Para cuando llegamos a Nueva York, ya teníamos más de 2,900 kilómetros de camino recorridos.
Empezamos el viaje en la tranquilidad del barrio de Lincoln Park en Chicago, en la casa de Max, comiendo tacos de carnitas michoacanas por las noches y buscando los rastros de Frank Lloyd Wright. Fotografiamos cada neón del barrio, platicamos sobre cómo sobrevivir a los inviernos capitalistas y pandémicos del frente del Lago Michigan y nos despedimos, como siempre cuando nos despedimos de Max, con la promesa de vernos al día siguiente, como si decir “nos vemos mañana” sosegara esa especie de tristeza.
Continuamos a Detroit, esa ciudad que María describió como “un lugar que había sido muy feliz algún día” y que nos voló la cabeza con su decadencia natural, su magnetismo poético y el enigma de saber cómo es que las figuras de Marvin Gaye y Aretha Franklin surgieron a tan sólo unas calles de separación entre sí sin que ninguno de ellos dos se conociera. Detroit tiene algo que hace que de sus cenizas siempre surjan nuevas luces.
Seguimos a Cleveland, ciudad que nos pareció bastante sosa, pero sólo porque no era Detroit.
Luego nos adentramos en las montañas y encontramos Pittsburgh en el camino. Ahí, en Pittsburgh, fuimos tremendamente felices: encontramos un buen café, un puñado de puentes amarillos y la tumba de Warhol, a la que sin darnos cuenta hicimos una suerte de peregrinación improvisada.
Entre Pittsburgh y Washington tomamos un camino rural que nos condujo hacia Mill Run, Pennsylvania. Ahí, más que en otro lugar y cualquier otro momento, sentimos la presión de la amenaza, una amenaza dócil: milla tras milla nos adentrábamos en esa América intransigente, ignorante y trumpista; milla tras milla, encontrábamos cada vez más casas que anunciaban su apoyo incondicional a la posesión de armas, a la guerra y a Trump.

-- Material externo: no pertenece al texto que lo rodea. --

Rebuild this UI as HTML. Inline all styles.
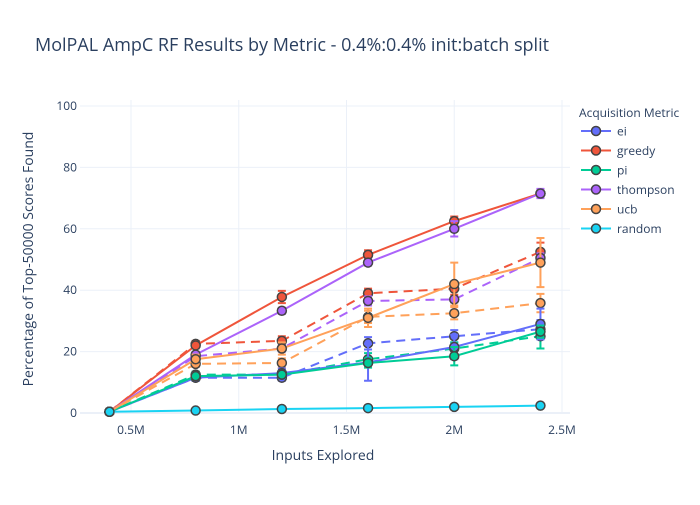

El camino parecía no tener final.
Pero luego, al final de esa carretera rural, como si fuera una luz, apareció la Fallingwater de los Kaufmann, la obra insignia de Lloyd Wright y que está como depositada en el bosque, como si una mano gigante la hubiera dejado ahí olvidada.
Los días en Washington fueron el preludio de Nueva York. El último día, mientras desayunábamos en Georgetown un sándwich de salmón, por la unanimidad que sólo otorgan los impulsos, decidimos manejar desde ahí hasta la punta más alejada de Long Island.
Todo en ese mismo día.
Llegamos a Montauk muy tarde pero muy felices de no habernos quedado, como nuestro plan dictaba, en algún Holiday Inn del centro de Philadelphia.
Vimos el amanecer a un lado del faro, comimos ostras del día cada que nos las encontrábamos en el camino, cruzamos a Shelter Island por un ferry y nos fuimos de ella montados en otro.
Oyster Bay fue uno de los tantos finales que tuvo el viaje, con un sol tremendamente dorado y una playa repleta de piedras.
Pero Nueva York seguía, estaba marcado en nuestro mapa como último destino y no habíamos sido conscientes de ello hasta que el Empire State emergió al fondo del camino como una aguja tintineante a los últimos rayos del atardecer.
Que digan lo que sea, pero el Empire State es el edificio más alto de la tierra.
Cuando dejamos el coche de alquiler que nos había llevado por diez días en una oficina de Hertz en la calle Lafayette, el domingo agonizaba en sus últimas horas. Agotados, caminamos hasta la estación del metro y bajamos por la escalera. Compramos nuestra MetroCard, cruzamos los torniquetes y esperamos por 20 minutos a que llegara el tren en un andén desierto.
No nos dijimos nada. María solo observaba todo, y yo también. Estábamos realmente agotados. Yo pensaba en el metro de Washington y en el de Chicago, tan limpios, tan pulcros, tan orgullosamente planeados. Y luego veíamos las vías, los azulejos y las columnas de hierro. El tren que iba a Downtown llegó al andén contrario y se fue luego con un estruendo que remarcó más la soledad en la que estábamos envueltos.
Ese momento, cuando se fue ese tren, en la estación de Cooper Union, fue el primero que tuvimos en silencio en casi quince días.
Llegó nuestro tren, por fin. Tuvimos la suerte de estar parados justo en donde se detuvieron las puertas, aunque ese logro no es tan significativo cuando se es el único queriendo subir al metro. Pero era un buen augurio.
Cuando se abrieron las puertas dimos el primer paso.
Todo el vagón para nosotros.
Nos dejamos caer y las puertas se cerraron.
El tren comenzó a moverse.
Después de tanto, estábamos en casa.